Les révolutions en général ne réussissent qu’incomplètement à ceux qui les font, et l’art ne peut être bouleversé d’un coup ; entre la nouveauté et la tradition, une proportion doit s’établir que nous avons souvent dépassée. Les Suédois peut-être auraient voulu nous suivre : les conditions de leur milieu, de leur tempérament, s’opposaient à tout excès et ont heureusement dirigé leur élan : nous avons vu avec quelle facilité leurs peintres ont trouvé la forme la plus logique et la plus attirante du réalisme. Ils n’ont pas fini de la perfectionner, alors que depuis longtemps nous avons repris notre voyage aventureux à la recherche de nouveauté. En France, la patience est rare : une idée chasse l’autre, et la mode est autoritaire : on n’a pas encore eu le loisir d’aller au fond d’une réforme qu’il faut déjà se débattre avec une autre qui vient. Nous allons trop loin et trop vite. Et nous savons tant de choses qu’il nous arrive d’en oublier quelques-unes : surtout il nous est difficile d’être simples : c’est ce que nous rappelle par des exemples concluans l’œuvre artistique de nos anciens disciples. En dépit de l’ignorante obstination des chroniqueurs, on s’est lassé des vagues formules du « symbolisme et des brumes du Nord » ; nous avons voulu savoir ce que recouvrait leur puérile emphase, et nous commençons à connaître que la Suède est une patrie de pensée claire et de lumière limpide. Ses artistes nous l’ont prouvé en de victorieuses démonstrations : ils ont au fond d’eux-mêmes cette « probité intellectuelle » qui les laisse toujours naturels et vrais. Et nous devons avoir confiance en leur jeunesse. Ainsi que la Fleur de neige, l’art suédois s’éveille au grand jour, rayonnant d’une beauté naissante qui est déjà plus qu’une promesse.


MAURICE GANDOLPHE.

  1. Sans exagérer l’importance de ces essais décoratifs, il est bon de rappeler que M. Courajod a retrouvé, dans certains détails d’ornementation Scandinave, la forme primitive de quelques motifs définitivement développés par l’art gothique.
  2. M. Nordensvan, Svensk konst och svenska konstnärer.

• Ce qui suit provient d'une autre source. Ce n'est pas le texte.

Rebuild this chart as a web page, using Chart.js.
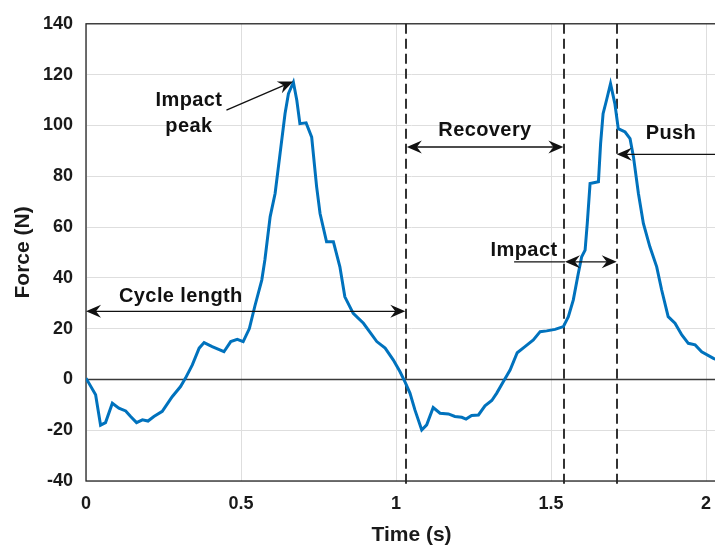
<!DOCTYPE html>
<html>
<head>
<meta charset="utf-8">
<script src="https://cdn.jsdelivr.net/npm/chart.js@4"></script>
<style>
html,body{margin:0;padding:0;background:#fff;overflow:hidden;}
#wrap{width:760px;height:548px;}
</style>
</head>
<body>
<div id="wrap"><canvas id="c" width="760" height="548"></canvas></div>
<script>
// ---- data ----
const timeS = [0,0.031,0.047,0.063,0.085,0.106,0.128,0.144,0.163,0.182,0.2,0.219,0.246,0.278,0.305,0.321,0.343,0.365,0.381,0.407,0.445,0.467,0.488,0.507,0.527,0.545,0.567,0.577,0.594,0.61,0.626,0.642,0.653,0.669,0.68,0.69,0.71,0.728,0.744,0.755,0.776,0.798,0.819,0.835,0.862,0.895,0.938,0.965,0.991,1.013,1.029,1.045,1.061,1.083,1.099,1.12,1.142,1.169,1.19,1.212,1.226,1.244,1.266,1.287,1.309,1.325,1.346,1.368,1.391,1.416,1.443,1.465,1.486,1.513,1.54,1.556,1.572,1.588,1.599,1.61,1.617,1.626,1.653,1.66,1.668,1.679,1.692,1.706,1.717,1.739,1.755,1.766,1.782,1.798,1.819,1.841,1.857,1.878,1.9,1.922,1.943,1.965,1.986,2.024,2.05];
const forceN = [0.5,-6,-18,-17,-9.4,-11.3,-12.4,-14.6,-17,-15.9,-16.4,-14.6,-12.6,-6.8,-2.8,0.5,5.7,12.3,14.5,12.9,10.9,14.9,15.8,14.9,20,29,39.1,47,64,73.2,88.9,104.6,112.5,117,109.9,100.7,101,95.4,75.8,65.3,54.2,54.2,44.3,32.5,26,22.1,14.9,12.3,7.7,3,-1,-5.4,-12,-19.9,-17.9,-11.1,-13.3,-13.6,-14.6,-14.9,-15.6,-14.2,-14,-10.4,-8.3,-5.4,-0.9,3.7,10.5,12.9,15.5,18.8,19.1,19.7,20.8,24.7,31.3,41.7,48.3,50.9,61.4,77.1,77.8,92.8,104.6,109.9,116.4,108.6,98.7,97.4,94.8,87.6,73.2,61.4,52.2,44.3,35.2,24.7,22.1,17.5,14.2,13.6,10.9,8.3,7];
const xTickValues = [0,0.5,1,1.5,2];
const yTickValues = [-40,-20,0,20,40,60,80,100,120,140];
const phaseLines = [1.032,1.543,1.712];
// double-headed arrows: [xStart, xEnd, y]
const arrowCycle = [0,1.03,26.8];
const arrowRecovery = [1.035,1.54,91.5];
const arrowPush = [1.712,2.1,88.6];
const arrowImpact = [1.545,1.712,46.3];
const impactLeadLine = [1.381,1.545,46.3];
// single arrow [x0,y0,x1,y1]
const arrowPeak = [0.453,106,0.668,117.3];
// labels [text, x, y]
const labelTexts = ['Cycle length','Impact','peak','Recovery','Push','Impact'];
const labelX = [0.306,0.332,0.332,1.287,1.887,1.413];
const labelY = [32.5,109.9,99.4,98.1,96.9,50.6];

const FONT = "'Liberation Sans', Arial, Helvetica, sans-serif";

function head(ctx, x, y, dir) {
  ctx.save();
  ctx.translate(x, y);
  ctx.rotate(dir);
  ctx.beginPath();
  ctx.moveTo(0,0);
  ctx.lineTo(-15,-6.5);
  ctx.lineTo(-10,0);
  ctx.lineTo(-15,6.5);
  ctx.closePath();
  ctx.fill();
  ctx.restore();
}

const annot = {
  id: 'annot',
  beforeDatasetsDraw(chart) {
    const {ctx, chartArea: a, scales: {x, y}} = chart;
    ctx.save();
    ctx.strokeStyle = '#3a3a3a';
    ctx.lineWidth = 1.5;
    ctx.beginPath();
    ctx.moveTo(a.left, y.getPixelForValue(0));
    ctx.lineTo(a.right, y.getPixelForValue(0));
    ctx.stroke();
    ctx.strokeStyle = '#333';
    ctx.lineWidth = 2;
    ctx.setLineDash([10,5]);
    phaseLines.forEach(v => {
      const px = Math.round(x.getPixelForValue(v));
      ctx.beginPath();
      ctx.moveTo(px, a.top);
      ctx.lineTo(px, a.bottom + 6);
      ctx.stroke();
    });
    ctx.setLineDash([]);
    ctx.strokeStyle = '#262626';
    ctx.lineWidth = 1.3;
    ctx.strokeRect(a.left, a.top, a.right - a.left, a.bottom - a.top);
    ctx.restore();
  },
  afterDatasetsDraw(chart) {
    const {ctx, scales: {x, y}} = chart;
    ctx.save();
    ctx.strokeStyle = '#111';
    ctx.fillStyle = '#111';
    ctx.lineWidth = 1.3;
    function dbl(arr) {
      const x0 = x.getPixelForValue(arr[0]), x1 = x.getPixelForValue(arr[1]), py = y.getPixelForValue(arr[2]);
      ctx.beginPath(); ctx.moveTo(x0 + 8, py); ctx.lineTo(x1 - 8, py); ctx.stroke();
      head(ctx, x0, py, Math.PI);
      head(ctx, x1, py, 0);
    }
    dbl(arrowCycle); dbl(arrowRecovery); dbl(arrowPush); dbl(arrowImpact);
    {
      const py = y.getPixelForValue(impactLeadLine[2]);
      ctx.beginPath();
      ctx.moveTo(x.getPixelForValue(impactLeadLine[0]), py);
      ctx.lineTo(x.getPixelForValue(impactLeadLine[1]), py);
      ctx.stroke();
    }
    {
      const x0 = x.getPixelForValue(arrowPeak[0]), y0 = y.getPixelForValue(arrowPeak[1]);
      const x1 = x.getPixelForValue(arrowPeak[2]), y1 = y.getPixelForValue(arrowPeak[3]);
      const ang = Math.atan2(y1 - y0, x1 - x0);
      ctx.beginPath(); ctx.moveTo(x0, y0);
      ctx.lineTo(x1 - 10*Math.cos(ang), y1 - 10*Math.sin(ang)); ctx.stroke();
      head(ctx, x1, y1, ang);
    }
    ctx.fillStyle = '#111';
    ctx.font = "bold 20px " + FONT;
    try { ctx.letterSpacing = '0.4px'; } catch (e) {}
    ctx.textAlign = 'center';
    ctx.textBaseline = 'middle';
    labelTexts.forEach((t, i) => {
      ctx.fillText(t, x.getPixelForValue(labelX[i]), y.getPixelForValue(labelY[i]));
    });
    ctx.restore();
  }
};

new Chart(document.getElementById('c'), {
  type: 'scatter',
  data: {
    datasets: [{
      data: timeS.map((t, i) => ({x: t, y: forceN[i]})),
      showLine: true,
      borderColor: '#0072BD',
      borderWidth: 3,
      pointRadius: 0,
      tension: 0,
      fill: false
    }]
  },
  options: {
    responsive: false,
    animation: false,
    layout: {padding: {top: 23, right: 23, left: 0, bottom: 0}},
    plugins: {legend: {display: false}, tooltip: {enabled: false}},
    scales: {
      x: {
        type: 'linear',
        min: 0, max: 2.1,
        afterBuildTicks: s => { s.ticks = xTickValues.map(v => ({value: v})); },
        afterFit: s => { s.height = 67; },
        border: {display: false},
        grid: {color: '#dedede', lineWidth: 1, drawTicks: false},
        ticks: {padding: 12, color: '#1a1a1a', font: {family: FONT, size: 18, weight: 'bold'}, maxRotation: 0, callback: v => String(+v)},
        title: {display: true, text: 'Time (s)', color: '#1a1a1a', padding: {top: -1, bottom: 0}, font: {family: FONT, size: 21, weight: 'bold', lineHeight: 1.2}}
      },
      y: {
        type: 'linear',
        min: -40, max: 140,
        afterBuildTicks: s => { s.ticks = yTickValues.map(v => ({value: v})); },
        afterFit: s => { s.width = 86; },
        border: {display: false},
        grid: {color: '#dedede', lineWidth: 1, drawTicks: false},
        ticks: {padding: 13, color: '#1a1a1a', font: {family: FONT, size: 18, weight: 'bold'}, callback: v => String(+v)},
        title: {display: true, text: 'Force (N)', color: '#1a1a1a', padding: {top: 11, bottom: 0}, font: {family: FONT, size: 21, weight: 'bold', lineHeight: 1.2}}
      }
    }
  },
  plugins: [annot]
});
</script>
</body>
</html>
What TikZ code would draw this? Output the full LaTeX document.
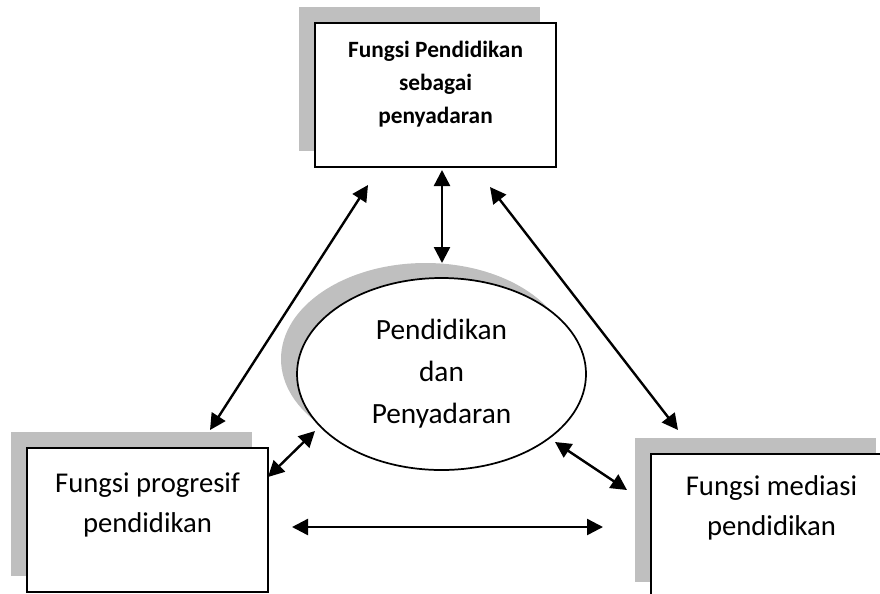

  3. Fogelberg est né en 1786 à Göteborg, et mort en 1854 à Trieste. Gustave Planche lui a consacré quelques pages dans cette Revue (1855).
  4. Ce tableau fut acquis par l’État français et envoyé au musée de Lille sous ce titre : Un prêche en Laponie.
  5. La Suède compte plus de cent artistes produisant actuellement. Elle envoyait à l’Exposition de 1889 cent quatre-vingts compositions qui valaient à ses artistes quarante médailles et mentions. Je ne cite que les noms principaux caractérisant des œuvres vraiment originales.
  6. Larsson est né à Stockholm en 1855. Une de ses premières aquarelles, intitulée : Céramiques, est au Musée du Luxembourg.
  7. Aujourd’hui à la galerie Fürstemberg, à Gothembourg.
  8. Né en Dalécartie en 1860.
  9. La Fleur de neige fut médaillée au Salon de 1881, Des exemplaires en marbre sont au musée national de Stockholm, à la galerie Furstemberg, à Gothembourg et à la Glyptothèque de Copenhague.
  10. La « Chambre ronge » est le nom d’une salle de Stockholm où s’est longtemps réuni un groupe de littérateurs et d’artistes appartenant à l’école réaliste.